**Data lines:**
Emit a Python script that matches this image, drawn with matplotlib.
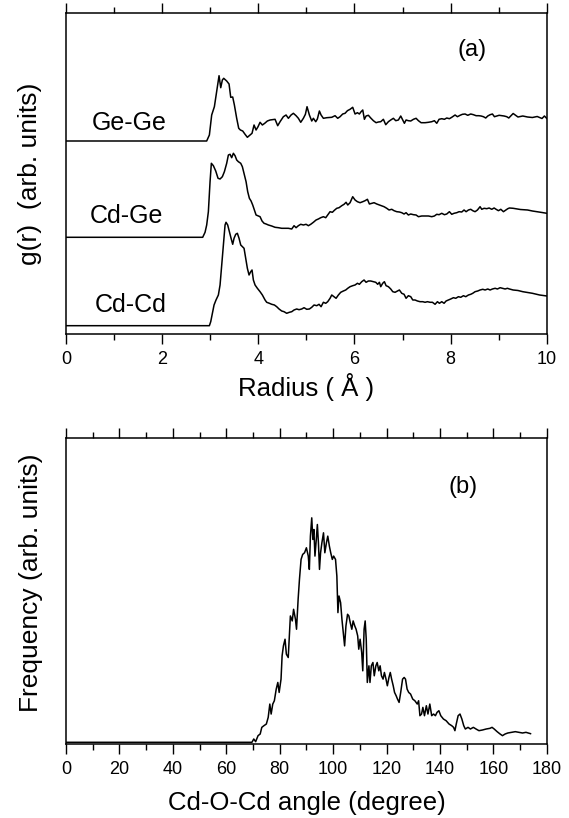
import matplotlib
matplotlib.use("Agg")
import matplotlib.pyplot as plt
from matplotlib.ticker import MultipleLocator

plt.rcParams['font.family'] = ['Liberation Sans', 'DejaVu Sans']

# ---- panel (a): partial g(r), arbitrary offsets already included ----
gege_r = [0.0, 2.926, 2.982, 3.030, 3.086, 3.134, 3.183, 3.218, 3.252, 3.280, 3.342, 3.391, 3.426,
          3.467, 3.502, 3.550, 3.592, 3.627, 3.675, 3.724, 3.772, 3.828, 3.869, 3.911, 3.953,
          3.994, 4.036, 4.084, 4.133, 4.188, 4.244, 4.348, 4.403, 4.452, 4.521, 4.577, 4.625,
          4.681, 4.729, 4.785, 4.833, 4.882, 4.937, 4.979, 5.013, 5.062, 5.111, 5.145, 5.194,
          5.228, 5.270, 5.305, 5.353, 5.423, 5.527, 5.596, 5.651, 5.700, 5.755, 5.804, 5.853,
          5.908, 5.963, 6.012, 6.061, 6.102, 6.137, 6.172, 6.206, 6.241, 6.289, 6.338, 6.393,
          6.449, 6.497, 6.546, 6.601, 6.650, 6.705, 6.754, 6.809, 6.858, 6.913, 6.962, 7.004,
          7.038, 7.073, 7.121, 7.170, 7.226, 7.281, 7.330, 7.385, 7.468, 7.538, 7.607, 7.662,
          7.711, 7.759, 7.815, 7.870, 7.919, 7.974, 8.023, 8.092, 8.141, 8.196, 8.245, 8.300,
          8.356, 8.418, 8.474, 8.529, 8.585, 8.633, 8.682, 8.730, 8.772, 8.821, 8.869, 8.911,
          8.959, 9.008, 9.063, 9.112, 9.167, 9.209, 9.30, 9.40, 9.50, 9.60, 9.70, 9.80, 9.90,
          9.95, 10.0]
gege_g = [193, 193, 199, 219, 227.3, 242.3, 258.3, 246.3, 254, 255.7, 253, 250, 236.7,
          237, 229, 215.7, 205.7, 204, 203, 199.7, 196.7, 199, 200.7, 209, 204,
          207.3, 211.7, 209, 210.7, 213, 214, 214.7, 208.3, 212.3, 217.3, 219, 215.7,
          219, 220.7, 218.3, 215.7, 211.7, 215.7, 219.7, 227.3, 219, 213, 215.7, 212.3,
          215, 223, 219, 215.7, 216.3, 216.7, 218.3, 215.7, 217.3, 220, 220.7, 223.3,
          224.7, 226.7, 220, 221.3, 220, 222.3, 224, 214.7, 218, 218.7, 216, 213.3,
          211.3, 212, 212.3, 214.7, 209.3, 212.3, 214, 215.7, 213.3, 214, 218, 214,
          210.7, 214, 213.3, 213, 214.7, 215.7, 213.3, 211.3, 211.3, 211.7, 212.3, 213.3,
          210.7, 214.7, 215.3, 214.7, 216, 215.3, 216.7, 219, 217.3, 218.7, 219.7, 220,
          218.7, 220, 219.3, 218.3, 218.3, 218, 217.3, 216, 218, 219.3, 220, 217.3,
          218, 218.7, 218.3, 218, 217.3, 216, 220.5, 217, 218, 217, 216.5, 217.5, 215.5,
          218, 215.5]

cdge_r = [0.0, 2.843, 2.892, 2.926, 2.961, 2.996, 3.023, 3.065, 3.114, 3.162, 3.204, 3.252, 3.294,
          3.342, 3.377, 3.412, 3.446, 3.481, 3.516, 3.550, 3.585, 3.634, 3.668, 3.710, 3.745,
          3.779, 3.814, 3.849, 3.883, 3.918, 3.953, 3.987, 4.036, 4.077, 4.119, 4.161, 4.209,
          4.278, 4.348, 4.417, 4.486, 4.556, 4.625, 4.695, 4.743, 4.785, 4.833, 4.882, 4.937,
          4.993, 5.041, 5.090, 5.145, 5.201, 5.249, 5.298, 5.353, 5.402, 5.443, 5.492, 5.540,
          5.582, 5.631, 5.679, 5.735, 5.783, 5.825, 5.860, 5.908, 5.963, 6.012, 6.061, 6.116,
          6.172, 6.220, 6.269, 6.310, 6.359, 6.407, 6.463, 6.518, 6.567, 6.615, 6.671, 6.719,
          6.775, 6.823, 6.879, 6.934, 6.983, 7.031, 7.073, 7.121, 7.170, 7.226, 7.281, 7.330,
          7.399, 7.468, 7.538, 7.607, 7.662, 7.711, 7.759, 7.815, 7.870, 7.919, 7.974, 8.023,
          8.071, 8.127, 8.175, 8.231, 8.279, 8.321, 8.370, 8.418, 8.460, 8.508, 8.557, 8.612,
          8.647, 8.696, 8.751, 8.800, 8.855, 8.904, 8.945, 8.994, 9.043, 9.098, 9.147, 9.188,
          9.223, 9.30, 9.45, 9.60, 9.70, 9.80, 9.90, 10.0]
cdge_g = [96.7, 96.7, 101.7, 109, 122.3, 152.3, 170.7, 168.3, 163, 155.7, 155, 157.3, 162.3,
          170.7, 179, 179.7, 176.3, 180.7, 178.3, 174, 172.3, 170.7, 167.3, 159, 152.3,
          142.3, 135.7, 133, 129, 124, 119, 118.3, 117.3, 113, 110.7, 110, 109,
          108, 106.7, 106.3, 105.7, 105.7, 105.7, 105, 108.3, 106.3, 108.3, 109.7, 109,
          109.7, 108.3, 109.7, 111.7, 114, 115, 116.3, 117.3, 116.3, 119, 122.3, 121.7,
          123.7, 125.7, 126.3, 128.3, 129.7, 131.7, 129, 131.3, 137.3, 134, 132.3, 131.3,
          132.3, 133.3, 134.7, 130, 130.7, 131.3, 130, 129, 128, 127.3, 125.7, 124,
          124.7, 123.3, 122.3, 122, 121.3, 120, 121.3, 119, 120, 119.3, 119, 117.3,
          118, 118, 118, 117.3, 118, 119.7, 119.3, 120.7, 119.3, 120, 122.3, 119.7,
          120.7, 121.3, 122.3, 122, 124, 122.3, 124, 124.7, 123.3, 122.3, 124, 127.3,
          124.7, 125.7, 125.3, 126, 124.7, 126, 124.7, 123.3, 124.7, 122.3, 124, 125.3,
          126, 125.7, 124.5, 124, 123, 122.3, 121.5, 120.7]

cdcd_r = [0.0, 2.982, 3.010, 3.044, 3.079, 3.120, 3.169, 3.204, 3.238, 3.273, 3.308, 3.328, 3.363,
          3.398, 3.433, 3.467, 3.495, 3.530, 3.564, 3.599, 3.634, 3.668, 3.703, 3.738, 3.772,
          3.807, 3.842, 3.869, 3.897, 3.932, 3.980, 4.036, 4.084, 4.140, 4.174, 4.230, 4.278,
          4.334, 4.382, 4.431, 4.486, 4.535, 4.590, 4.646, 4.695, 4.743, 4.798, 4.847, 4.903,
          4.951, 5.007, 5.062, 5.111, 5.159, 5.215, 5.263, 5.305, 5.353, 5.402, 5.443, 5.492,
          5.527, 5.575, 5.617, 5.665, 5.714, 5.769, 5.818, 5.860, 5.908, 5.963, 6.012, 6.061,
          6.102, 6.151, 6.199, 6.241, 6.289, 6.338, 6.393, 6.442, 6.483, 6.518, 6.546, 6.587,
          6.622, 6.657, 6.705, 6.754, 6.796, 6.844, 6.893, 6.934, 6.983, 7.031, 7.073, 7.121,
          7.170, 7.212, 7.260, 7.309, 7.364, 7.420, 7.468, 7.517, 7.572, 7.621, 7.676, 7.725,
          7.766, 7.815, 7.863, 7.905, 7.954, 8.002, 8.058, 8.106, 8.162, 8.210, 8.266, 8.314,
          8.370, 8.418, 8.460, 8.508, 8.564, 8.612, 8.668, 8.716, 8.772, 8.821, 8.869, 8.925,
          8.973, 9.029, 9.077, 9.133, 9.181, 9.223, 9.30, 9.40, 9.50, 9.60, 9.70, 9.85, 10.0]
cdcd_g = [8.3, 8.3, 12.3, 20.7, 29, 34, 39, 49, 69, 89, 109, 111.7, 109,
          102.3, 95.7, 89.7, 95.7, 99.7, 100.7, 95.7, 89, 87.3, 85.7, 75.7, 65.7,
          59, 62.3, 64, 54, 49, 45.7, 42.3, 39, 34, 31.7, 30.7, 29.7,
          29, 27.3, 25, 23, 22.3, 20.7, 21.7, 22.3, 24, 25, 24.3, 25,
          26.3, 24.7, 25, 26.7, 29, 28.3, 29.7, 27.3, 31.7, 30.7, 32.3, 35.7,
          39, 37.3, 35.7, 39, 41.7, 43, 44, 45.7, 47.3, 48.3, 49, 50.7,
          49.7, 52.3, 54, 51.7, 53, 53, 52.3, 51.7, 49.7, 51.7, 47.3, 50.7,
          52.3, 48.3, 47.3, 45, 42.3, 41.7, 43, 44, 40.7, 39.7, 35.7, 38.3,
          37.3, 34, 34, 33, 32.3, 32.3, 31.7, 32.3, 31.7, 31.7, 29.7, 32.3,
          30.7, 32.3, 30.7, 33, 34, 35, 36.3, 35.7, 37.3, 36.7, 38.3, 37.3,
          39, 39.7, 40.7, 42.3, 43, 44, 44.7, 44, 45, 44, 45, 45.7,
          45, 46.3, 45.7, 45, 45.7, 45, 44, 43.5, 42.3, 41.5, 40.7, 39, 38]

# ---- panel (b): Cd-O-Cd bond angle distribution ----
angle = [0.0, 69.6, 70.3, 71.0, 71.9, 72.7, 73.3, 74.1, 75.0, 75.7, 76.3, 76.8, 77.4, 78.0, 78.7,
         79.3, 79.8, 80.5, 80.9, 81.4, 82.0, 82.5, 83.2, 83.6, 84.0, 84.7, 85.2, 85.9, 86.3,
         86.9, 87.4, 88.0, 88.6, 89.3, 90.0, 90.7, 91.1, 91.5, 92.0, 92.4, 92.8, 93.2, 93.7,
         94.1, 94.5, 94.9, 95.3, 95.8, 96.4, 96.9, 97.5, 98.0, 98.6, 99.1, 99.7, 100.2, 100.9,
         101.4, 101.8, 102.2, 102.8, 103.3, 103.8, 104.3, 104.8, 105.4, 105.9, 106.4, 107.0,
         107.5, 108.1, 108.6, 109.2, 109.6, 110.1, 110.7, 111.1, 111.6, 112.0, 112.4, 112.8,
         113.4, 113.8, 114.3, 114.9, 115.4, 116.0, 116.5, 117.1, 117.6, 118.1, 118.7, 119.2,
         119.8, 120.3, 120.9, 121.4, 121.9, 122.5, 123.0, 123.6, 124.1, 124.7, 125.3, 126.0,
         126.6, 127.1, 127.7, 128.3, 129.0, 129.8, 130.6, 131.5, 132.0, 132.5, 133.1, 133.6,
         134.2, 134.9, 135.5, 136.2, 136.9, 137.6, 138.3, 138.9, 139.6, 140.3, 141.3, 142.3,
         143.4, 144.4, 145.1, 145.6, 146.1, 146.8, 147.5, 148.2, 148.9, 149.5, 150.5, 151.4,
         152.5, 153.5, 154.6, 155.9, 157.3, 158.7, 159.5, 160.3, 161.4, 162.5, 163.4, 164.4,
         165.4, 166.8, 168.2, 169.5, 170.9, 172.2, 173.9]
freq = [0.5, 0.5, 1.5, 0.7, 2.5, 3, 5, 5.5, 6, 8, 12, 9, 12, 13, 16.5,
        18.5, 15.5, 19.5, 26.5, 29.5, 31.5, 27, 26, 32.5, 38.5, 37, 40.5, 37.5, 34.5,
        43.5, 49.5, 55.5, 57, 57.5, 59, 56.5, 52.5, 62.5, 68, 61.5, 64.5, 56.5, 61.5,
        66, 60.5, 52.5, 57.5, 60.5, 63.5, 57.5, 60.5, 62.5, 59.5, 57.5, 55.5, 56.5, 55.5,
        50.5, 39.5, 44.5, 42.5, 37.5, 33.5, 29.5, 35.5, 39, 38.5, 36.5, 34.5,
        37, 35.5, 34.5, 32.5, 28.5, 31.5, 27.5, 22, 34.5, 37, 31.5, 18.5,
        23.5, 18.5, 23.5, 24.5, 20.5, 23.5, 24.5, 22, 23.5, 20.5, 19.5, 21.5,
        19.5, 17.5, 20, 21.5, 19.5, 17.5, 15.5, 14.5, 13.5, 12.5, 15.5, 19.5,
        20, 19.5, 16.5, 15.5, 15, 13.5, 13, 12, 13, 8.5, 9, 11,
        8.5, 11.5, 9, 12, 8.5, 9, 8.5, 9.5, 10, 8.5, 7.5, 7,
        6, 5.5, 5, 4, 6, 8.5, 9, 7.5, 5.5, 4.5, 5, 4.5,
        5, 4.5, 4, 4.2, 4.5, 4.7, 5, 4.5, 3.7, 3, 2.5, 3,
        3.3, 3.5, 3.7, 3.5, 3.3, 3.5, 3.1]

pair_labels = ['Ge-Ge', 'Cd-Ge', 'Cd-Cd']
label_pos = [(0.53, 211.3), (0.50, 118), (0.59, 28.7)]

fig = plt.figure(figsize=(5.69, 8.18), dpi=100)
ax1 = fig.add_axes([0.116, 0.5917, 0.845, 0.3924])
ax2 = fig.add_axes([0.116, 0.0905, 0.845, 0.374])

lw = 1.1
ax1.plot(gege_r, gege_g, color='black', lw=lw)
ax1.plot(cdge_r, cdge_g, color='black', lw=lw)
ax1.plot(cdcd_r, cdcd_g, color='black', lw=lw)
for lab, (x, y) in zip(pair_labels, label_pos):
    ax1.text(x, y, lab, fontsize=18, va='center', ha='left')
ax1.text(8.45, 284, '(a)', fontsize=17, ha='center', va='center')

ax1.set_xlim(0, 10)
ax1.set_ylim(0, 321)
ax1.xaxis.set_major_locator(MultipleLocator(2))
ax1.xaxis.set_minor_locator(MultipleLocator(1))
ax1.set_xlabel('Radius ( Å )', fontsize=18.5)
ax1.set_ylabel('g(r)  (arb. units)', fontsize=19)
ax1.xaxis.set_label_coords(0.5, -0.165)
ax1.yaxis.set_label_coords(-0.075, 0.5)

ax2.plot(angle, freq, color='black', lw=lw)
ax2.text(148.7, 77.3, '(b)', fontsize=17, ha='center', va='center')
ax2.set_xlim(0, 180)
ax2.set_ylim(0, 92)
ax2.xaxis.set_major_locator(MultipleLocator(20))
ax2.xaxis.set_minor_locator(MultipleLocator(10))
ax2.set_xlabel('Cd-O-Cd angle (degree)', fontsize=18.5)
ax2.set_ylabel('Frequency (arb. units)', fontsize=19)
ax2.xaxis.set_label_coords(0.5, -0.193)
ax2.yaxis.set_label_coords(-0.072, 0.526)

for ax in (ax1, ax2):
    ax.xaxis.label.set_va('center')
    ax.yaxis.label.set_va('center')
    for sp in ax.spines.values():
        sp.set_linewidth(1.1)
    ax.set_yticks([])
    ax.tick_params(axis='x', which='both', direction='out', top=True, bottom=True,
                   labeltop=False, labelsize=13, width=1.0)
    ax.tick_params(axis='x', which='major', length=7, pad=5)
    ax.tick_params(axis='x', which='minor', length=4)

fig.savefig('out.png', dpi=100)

**Instructions for the task:**
Leave the pictures out and reproduce exactly the lines from the top of the listing above through the line with "plt.rcParams['font.family'] = ['Liberation".

**Reply to the task:**
Emit a Python script that matches this image, drawn with matplotlib.
import matplotlib
matplotlib.use("Agg")
import matplotlib.pyplot as plt
from matplotlib.ticker import MultipleLocator

plt.rcParams['font.family'] = ['Liberation Sans', 'DejaVu Sans']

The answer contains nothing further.